AI/ML adoption in PE
AI/ML adoption in PE

This reliance has led to an evolution in exit strategies. Secondary buyouts and management/leveraged buyouts are making the most headway. To curb uncertainty in the market and challenges pertaining to liquidity, firms are exploring continuation funds and preferred equity options.

Preferred Exit Strategies
Preferred Exit Strategies

The private equity industry, despite sitting on a lot of dry powder, is encountering insurmountable pressure from Limited Partners (LPs) for efficient allocation of capital. General Partners (GPs) find themselves caught up with due diligence demands and allocation requirements amid market contraction risks.

Technological advancements have become enablers with AI, robotic process automation (RPA) and blockchain driving operational efficiencies. This encourages compliance and helps with decision-making. S&P Global found that 41% of private equity firms are in nascent adoption stages, 13% are at the advanced implementation stage and 7% have fully integrated technology.

In deal sourcing, AI can identify 195 relevant companies in the time it would take a junior analyst to evaluate one. Firms like Blackstone and EQT are investing in solely owned platforms like EQT’s Motherbrain, which consolidates 140,000+ data points for real-time M&A insights.

AI also assists with post-deal requirements like live portfolio monitoring and exit readiness by putting together information for a quicker turnaround on the buyer analysis for decision-making. Firms that delay tech adoption risk falling behind in fundraising and corporate governance and risk being left behind by competitors. Simultaneously, these advances have a real-world impact on the people in the industry, reducing the need for entry-level employees.

The investment projectile has evolved across four major phases: workflow automation and BPM services (before 2018); low-code/no-code platforms (2018-2020); early adoption of intelligent automation across the value curve (2021-2023); and a new era of intelligent automation powered by generative AI (2024-present).

Private equity firms are embracing the tech revolution to drive digital operations and unlock value across sectors.

The allied risks and limitations

AI has a significant impact on the private equity space, although there are reservations about its adoption and scope in the future. In light of the limited adoption rate, it is clear that only a fraction of private equity firms are exploring AI application use cases. These reservations are emanating from cybersecurity threats, opaque workflows and limited visibility on returns.

Having said that, it does contribute to operational efficiency and better portfolio performance. It also supports analysis, given its ability to skim through large and complex data sets, and is useful to entry-level employees as a learning and development tool.

These tools do enhance accurate decision making without negating human judgement, allowing organizations to act swiftly with precision.

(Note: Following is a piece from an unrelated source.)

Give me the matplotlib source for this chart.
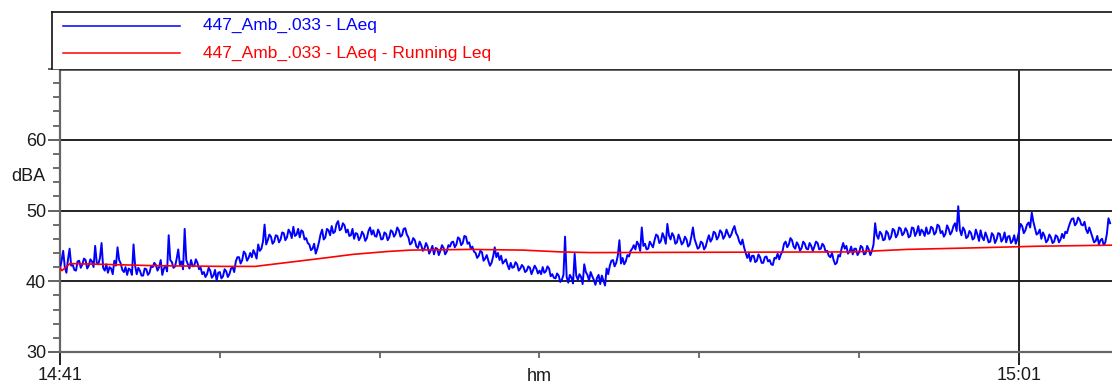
import numpy as np
import matplotlib.pyplot as plt
import matplotlib.transforms as mtransforms

plt.rcParams['font.family'] = ['Liberation Sans', 'DejaVu Sans']

# LAeq samples, one every 4 s from 14:41 (one row per minute)
step_s = 4
laeq = [
    41.8, 44.3, 41.2, 44.6, 42.3, 41.5, 42.9, 42.4, 43.0, 42.2, 42.8, 45.0, 42.4, 45.4, 41.5,
    41.2, 41.8, 42.9, 44.8, 42.5, 41.3, 40.9, 41.6, 45.2, 41.0, 41.5, 40.8, 41.7, 41.2, 42.0,
    42.3, 42.0, 40.9, 42.2, 46.5, 42.7, 42.1, 44.5, 42.8, 47.4, 42.4, 43.0, 42.2, 42.6, 41.9,
    41.3, 41.0, 41.5, 40.8, 40.1, 41.3, 40.7, 41.4, 41.0, 42.0, 42.8, 43.4, 43.0, 43.9, 43.3,
    43.4, 43.9, 45.2, 44.6, 48.0, 45.8, 46.3, 45.6, 46.4, 45.9, 46.8, 46.2, 46.9, 47.7, 46.6,
    46.2, 47.0, 46.1, 45.2, 44.6, 43.9, 45.5, 47.3, 46.2, 47.2, 47.8, 47.0, 48.5, 47.4, 47.9,
    47.3, 46.5, 46.0, 46.7, 46.2, 46.6, 46.1, 47.6, 47.2, 46.3, 46.8, 46.0, 46.7, 46.2, 47.0,
    46.7, 47.2, 46.5, 47.5, 46.2, 45.4, 45.8, 44.7, 45.1, 44.6, 44.9, 44.4, 43.8, 44.6, 44.3,
    44.7, 44.2, 44.9, 45.6, 45.2, 46.0, 45.4, 46.3, 45.5, 44.9, 44.0, 43.6, 44.1, 43.2, 42.9,
    42.6, 44.8, 44.0, 43.6, 42.8, 42.3, 42.6, 42.0, 42.4, 41.8, 42.0, 41.5, 41.9, 41.6, 41.8,
    41.5, 42.0, 41.4, 41.8, 41.0, 40.4, 40.8, 40.2, 46.3, 39.8, 40.5, 43.9, 40.2, 40.6, 42.4,
    40.9, 41.3, 40.2, 40.5, 39.6, 40.1, 41.8, 42.2, 43.0, 42.6, 45.8, 43.3, 42.8, 43.5, 44.6,
    44.5, 45.2, 47.6, 45.3, 44.6, 45.2, 45.8, 46.4, 45.7, 46.2, 48.1, 45.9, 46.4, 45.5, 46.0,
    45.5, 45.9, 45.2, 47.6, 45.3, 44.8, 45.4, 44.9, 46.5, 46.0, 46.8, 46.3, 46.9, 46.4, 46.7,
    46.6, 47.8, 46.4, 45.2, 44.8, 43.3, 42.8, 43.6, 42.9, 43.4, 42.6, 43.5, 43.0, 42.3, 43.2,
    43.1, 44.2, 45.6, 45.2, 45.8, 44.6, 45.1, 44.7, 45.3, 44.5, 45.0, 44.9, 45.4, 44.6, 45.0,
    44.3, 43.4, 43.0, 42.6, 43.5, 45.4, 45.0, 44.2, 43.8, 44.6, 44.1, 44.8, 43.9, 44.5, 44.3,
    48.2, 46.0, 46.7, 45.9, 46.8, 46.3, 47.2, 46.6, 47.4, 46.8, 47.1, 46.4, 47.5, 46.9, 46.5,
    47.0, 47.6, 46.8, 47.5, 46.9, 47.8, 47.1, 46.7, 47.4, 47.0, 48.2, 50.6, 46.5, 47.2, 46.3,
    46.8, 46.1, 46.6, 47.2, 45.8, 46.3, 45.6, 46.5, 45.9, 46.7, 46.0, 45.5, 46.4, 45.7, 45.3,
    47.0, 47.8, 47.2, 48.3, 49.7, 47.5, 46.8, 46.0, 46.4, 45.8, 46.2, 45.6, 46.3, 45.9, 46.1,
    46.8, 48.3, 48.9, 48.2, 48.7, 47.9, 47.3, 47.6, 46.2, 45.7, 45.2, 46.0, 45.5, 48.9,
]
# samples 2 s after each of the above
laeq_half = [
    42.9, 42.0, 43.1, 42.2, 41.6, 42.8, 41.9, 43.2, 41.8, 43.1, 42.0, 42.6, 43.3, 41.9, 42.4,
    42.0, 41.0, 42.2, 43.0, 41.6, 42.0, 41.8, 40.9, 42.2, 41.9, 40.8, 41.8, 40.9, 42.1, 42.6,
    41.5, 43.0, 41.8, 41.4, 43.0, 41.9, 43.2, 42.3, 41.7, 43.0, 41.8, 42.1, 43.1, 41.7, 41.0,
    40.6, 41.9, 40.5, 41.6, 41.2, 40.4, 41.7, 40.6, 41.8, 41.3, 43.4, 42.5, 44.2, 42.9, 44.0,
    44.4, 43.2, 44.3, 45.6, 45.2, 46.6, 45.3, 46.5, 45.5, 46.9, 45.8, 47.3, 46.1, 46.4, 47.4,
    47.2, 45.9, 45.4, 44.4, 45.3, 44.6, 46.6, 45.9, 47.4, 46.5, 46.8, 48.1, 47.2, 48.2, 46.9,
    46.4, 47.4, 46.8, 45.8, 47.0, 45.7, 47.1, 46.6, 46.4, 47.3, 45.9, 46.9, 45.8, 47.2, 46.3,
    47.6, 46.3, 47.4, 46.6, 45.2, 46.1, 44.9, 45.6, 44.3, 45.4, 43.9, 45.0, 44.7, 43.7, 45.1,
    43.8, 45.1, 45.5, 44.8, 46.2, 45.1, 46.4, 45.3, 44.6, 44.2, 43.3, 44.3, 42.9, 43.7, 42.2,
    43.5, 43.4, 43.0, 42.5, 43.1, 41.7, 41.9, 42.7, 41.5, 42.3, 41.3, 42.1, 41.0, 42.2, 41.1,
    41.0, 41.2, 42.1, 40.7, 40.5, 41.1, 39.9, 40.9, 40.6, 40.9, 39.7, 40.8, 41.0, 39.6, 41.3,
    40.1, 40.7, 39.5, 40.9, 40.8, 39.4, 41.0, 42.9, 42.1, 43.6, 42.5, 42.4, 43.7, 44.3, 45.1,
    45.6, 44.3, 45.0, 44.5, 45.6, 44.8, 46.6, 45.4, 46.8, 45.3, 46.5, 46.8, 45.3, 46.6, 45.2,
    46.3, 44.9, 46.3, 46.0, 44.6, 45.6, 44.5, 45.8, 45.6, 47.0, 45.9, 47.2, 46.0, 47.3, 46.2,
    47.3, 46.8, 45.6, 45.9, 44.0, 43.9, 43.6, 42.7, 43.8, 42.6, 43.4, 42.8, 42.4, 43.3, 43.9,
    43.8, 45.3, 44.8, 46.1, 44.9, 45.5, 44.3, 45.6, 44.6, 45.4, 44.3, 45.6, 44.5, 45.3, 44.2,
    43.6, 44.0, 42.4, 43.7, 44.6, 44.6, 43.9, 44.9, 44.6, 43.7, 45.0, 43.8, 45.0, 43.7, 45.2,
    46.5, 47.0, 45.8, 47.1, 45.9, 47.4, 46.2, 47.6, 46.5, 47.5, 46.2, 47.6, 46.4, 47.8, 47.3,
    46.4, 46.7, 47.7, 46.6, 48.0, 46.8, 46.3, 47.9, 46.6, 47.8, 47.1, 47.3, 47.6, 46.1, 47.1,
    45.9, 47.3, 45.7, 46.2, 46.9, 45.5, 46.8, 45.4, 46.8, 45.6, 46.9, 46.3, 45.4, 46.5, 46.0,
    48.1, 46.8, 48.0, 47.6, 48.4, 46.6, 47.3, 46.9, 45.5, 46.6, 45.4, 46.5, 45.5, 46.7, 47.0,
    47.6, 48.8, 47.9, 49.0, 48.0, 48.4, 46.8, 46.9, 45.5, 46.4, 45.8, 45.1, 46.7, 48.2,
]

# running Leq (minutes from 14:41, dBA)
run_t = [0.0, 0.04, 0.21, 0.83, 1.98, 3.38, 4.07, 4.8, 5.53, 6.11, 6.82, 7.30,
         8.55, 9.66, 10.43, 11.05, 13.76, 16.58, 17.66, 19.25, 20.38, 21.94]
run_leq = [42.0, 41.5, 42.5, 42.4, 42.2, 42.1, 42.1, 42.7, 43.3, 43.8, 44.2, 44.4,
           44.5, 44.4, 44.15, 44.05, 44.1, 44.15, 44.5, 44.75, 44.95, 45.1]

x_major = [0, 20]
x_major_labels = ['14:41', '15:01']
x_minor = [10 / 3 * k for k in range(1, 7)]
y_major = [30, 40, 50, 60, 70]
y_major_labels = ['30', '40', '50', '60', '']
y_grid = [40, 50, 60]

# merge the two sample sets into one 2 s series
t_a = np.arange(len(laeq)) * step_s
t_b = t_a + step_s / 2
t_sec = np.column_stack([t_a, t_b]).ravel()
level = np.column_stack([laeq, laeq_half]).ravel()
t_min = t_sec / 60.0

W, H = 1112, 387
fig = plt.figure(figsize=(W / 100, H / 100), dpi=100)
ax = fig.add_axes([60 / W, 35 / H, 1052 / W, 283 / H])

for g in y_grid:
    ax.axhline(g, color='#111111', lw=1.3, zorder=1)
ax.axvline(20, color='#111111', lw=1.3, zorder=1)

ax.plot(t_min, level, color='#0000ff', lw=1.4, zorder=3)
ax.plot(run_t, run_leq, color='#ff0000', lw=1.2, zorder=4)

ax.set_xlim(0, 21.94)
ax.set_ylim(30, 70)
ax.set_xticks(x_major)
ax.set_xticklabels(x_major_labels)
ax.set_xticks(x_minor, minor=True)
ax.set_yticks(y_major)
ax.set_yticklabels(y_major_labels)
ax.set_yticks(np.arange(32, 70, 2), minor=True)

ax.tick_params(axis='both', which='major', labelsize=13, colors='#555555',
               labelcolor='#1a1a1a', width=1.3)
ax.tick_params(axis='y', which='major', length=9, pad=1)
ax.tick_params(axis='y', which='minor', length=5, width=1.2, colors='#555555')
ax.tick_params(axis='x', which='major', length=9, pad=2, colors='#111111', labelcolor='#1a1a1a')
ax.tick_params(axis='x', which='minor', length=4.5, width=1.2, colors='#555555')

for side in ['left', 'bottom']:
    ax.spines[side].set_color('#666666')
    ax.spines[side].set_linewidth(1.6)
ax.spines['top'].set_color('#333333')
ax.spines['top'].set_linewidth(1.8)
ax.spines['right'].set_visible(False)

trans = mtransforms.blended_transform_factory(ax.transData, ax.transAxes)
ax.text(10, -0.085, 'hm', transform=trans, ha='center', va='center',
        fontsize=13, color='#1a1a1a')
fig.text(28 / W, 1 - 177 / H, 'dBA', ha='center', va='center',
         fontsize=13, color='#1a1a1a')

# legend box above the plot
lax = fig.add_axes([52 / W, 1 - 69 / H, 1060 / W, 57 / H])
lax.set_xlim(0, 1060)
lax.set_ylim(57, 0)
lax.set_xticks([])
lax.set_yticks([])
for side in ['right', 'bottom']:
    lax.spines[side].set_visible(False)
for side in ['left', 'top']:
    lax.spines[side].set_color('#111111')
    lax.spines[side].set_linewidth(1.2)
lax.plot([11, 128], [13.5, 13.5], color='#0000ff', lw=1.1)
lax.plot([11, 128], [41.3, 41.3], color='#ff0000', lw=1.1)
lax.text(151, 13, '447_Amb_.033 - LAeq', color='#0000ff', fontsize=12.5, va='center')
lax.text(151, 41, '447_Amb_.033 - LAeq - Running Leq', color='#ff0000', fontsize=12.5, va='center')

fig.savefig('out.png', dpi=100)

This has a cascading effect on revenue optimization, cost reduction and improved performance reporting and monitoring. For example, AI can help monitor KPIs across portfolios and processes in deal exits and capital distribution.

However, this shift brings significant risks. Kearney highlights seven key scenarios: rising ownership costs, unreliable data, questionable model outputs, cyber threats, IP disputes, AI-driven ESG platform concerns and negative socioeconomic impacts – all amid evolving regulatory pressures on governance.

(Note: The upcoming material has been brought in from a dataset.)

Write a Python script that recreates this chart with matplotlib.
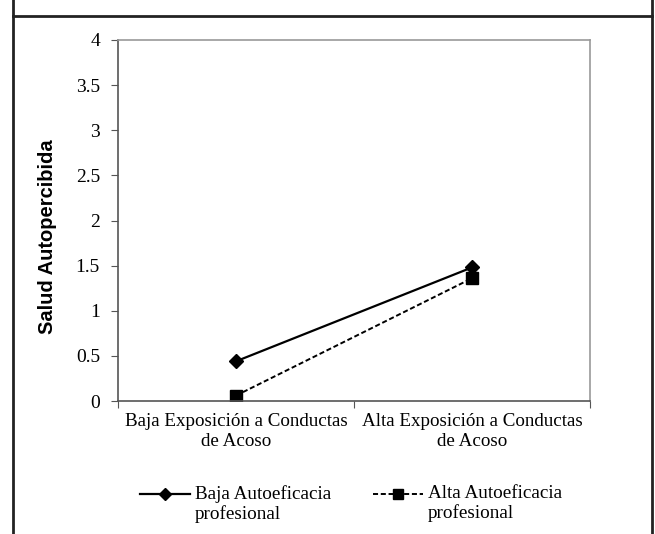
import matplotlib
matplotlib.use('Agg')
import matplotlib.pyplot as plt
from matplotlib.lines import Line2D

categories = ['Baja Exposición a Conductas\nde Acoso', 'Alta Exposición a Conductas\nde Acoso']
baja_autoeficacia = [0.44, 1.48]
alta_autoeficacia = [0.06, 1.36]
series_labels = ['Baja Autoeficacia\nprofesional', 'Alta Autoeficacia\nprofesional']
y_ticks = [0, 0.5, 1, 1.5, 2, 2.5, 3, 3.5, 4]

plt.rcParams['font.family'] = ['Liberation Serif', 'DejaVu Serif']

W, H = 655, 534
fig = plt.figure(figsize=(W / 100, H / 100), dpi=100)
ax = fig.add_axes([118 / W, 1 - 401 / H, (590 - 118) / W, (401 - 40) / H])

x = list(range(len(categories)))
solid_style = dict(color='black', lw=1.6)
dash_style = dict(color='black', lw=1.4, ls=(0, (2.6, 1.4)))
ax.plot(x, baja_autoeficacia, marker='D', ms=7, **solid_style)
ax.plot(x, alta_autoeficacia, marker='s', ms=8.5, **dash_style)

ax.set_xlim(-0.5, 1.5)
ax.set_ylim(0, 4)
ax.set_yticks(y_ticks)
ax.set_yticklabels([f'{v:g}' for v in y_ticks], fontsize=14)
ax.set_xticks([-0.5, 0.5, 1.5])
ax.set_xticklabels([])
ax.set_xticks(x, minor=True)
ax.set_xticklabels(categories, minor=True, fontsize=13.7, linespacing=1.18)
ax.tick_params(axis='x', which='minor', length=0, pad=9)
ax.tick_params(axis='x', which='major', direction='out', length=5, color='#555555')
ax.tick_params(axis='y', direction='out', length=5, color='#555555', pad=8)

for side in ['left', 'bottom']:
    ax.spines[side].set_color('#555555')
    ax.spines[side].set_linewidth(1.2)
for side in ['top', 'right']:
    ax.spines[side].set_color('#999999')
    ax.spines[side].set_linewidth(1.2)

ax.set_ylabel('Salud Autopercibida', fontsize=14.5, fontweight='bold',
              family=['Liberation Sans', 'DejaVu Sans'])
ax.yaxis.set_label_coords((57 - 118) / 472, (401 - 237) / 361)

# legend drawn by hand so the key sits on the first text line
legend_items = [
    (140, 190, 'D', 6, solid_style, 195),
    (373, 423, 's', 7, dash_style, 428),
]
y_key = 1 - 494 / H
for (x0, x1, mk, ms, style, tx), label in zip(legend_items, series_labels):
    fig.add_artist(Line2D([x0 / W, x1 / W], [y_key, y_key], **style))
    fig.add_artist(Line2D([(x0 + x1) / 2 / W], [y_key], marker=mk, ms=ms,
                          color='black', ls='none'))
    fig.text(tx / W, 1 - 485 / H, label, fontsize=13.8, va='top', ha='left',
             linespacing=1.18)

# outer frame of the source figure
fig.add_artist(Line2D([13 / W, 13 / W], [0, 1], color='#222222', lw=2))
fig.add_artist(Line2D([652 / W, 652 / W], [0, 1], color='#222222', lw=2))
fig.add_artist(Line2D([13 / W, 652 / W], [1 - 16 / H, 1 - 16 / H], color='#222222', lw=2))

fig.savefig('out.png', dpi=100)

It also emphasizes the importance of establishing robust governance frameworks and ethical guidelines to mitigate these risks. For example, some firms have created internal compliance forums to define acceptable AI use and ensure data protection. To successfully integrate AI, private equity firms must align AI initiatives with strategic goals, focus on high-impact use cases and ensure their technology infrastructure is ready. Standardizing and improving data quality across portfolios is also critical, as inconsistent data remains a major barrier to effective AI deployment. Firms that invest in preparing their data and tailoring AI models to their specific needs will gain a competitive edge.

Propelling the ESG engine forward

Private equity firms are leveraging state-of-the-art technologies of AI-driven predictive analytics and powering ESG data platforms to monitor and integrate metrics into their investment strategies. According to EY, private equity funds that have a well-integrated ESG framework have the potential to achieve an initial rate of return, which could be 8% higher than their competitors. This is mainly thanks to more accurate predictive models that provide organizations with the ability to assess value creation potential and sustainability risks over long periods at both deal and portfolio levels.

Bain and Company reports that, despite a low adoption rate of ESG initially, there has been an uptick in interest due to the consistency of data ESG operations provide and its potential long-term assurances. Firms now leverage AI/ML and natural language processing (NLP) to assess regulatory disclosures, sentiment analysis and supply chain data for ESG risks. This approach allows investors to pursue short-term value while staying aligned with long-term goals, supporting broader global efforts by businesses and governments to achieve the UN Sustainable Development Goals (SDGs).

The World Economic Forum highlights a market shift from “grey to green,” where ESG-focused digital dashboards and predictive modelling tools are helping private equity firms measure investment impact across ESG metrics. This builds transparency and trust, and enhances exit opportunities by demonstrating ESG-aligned value creation to potential buyers.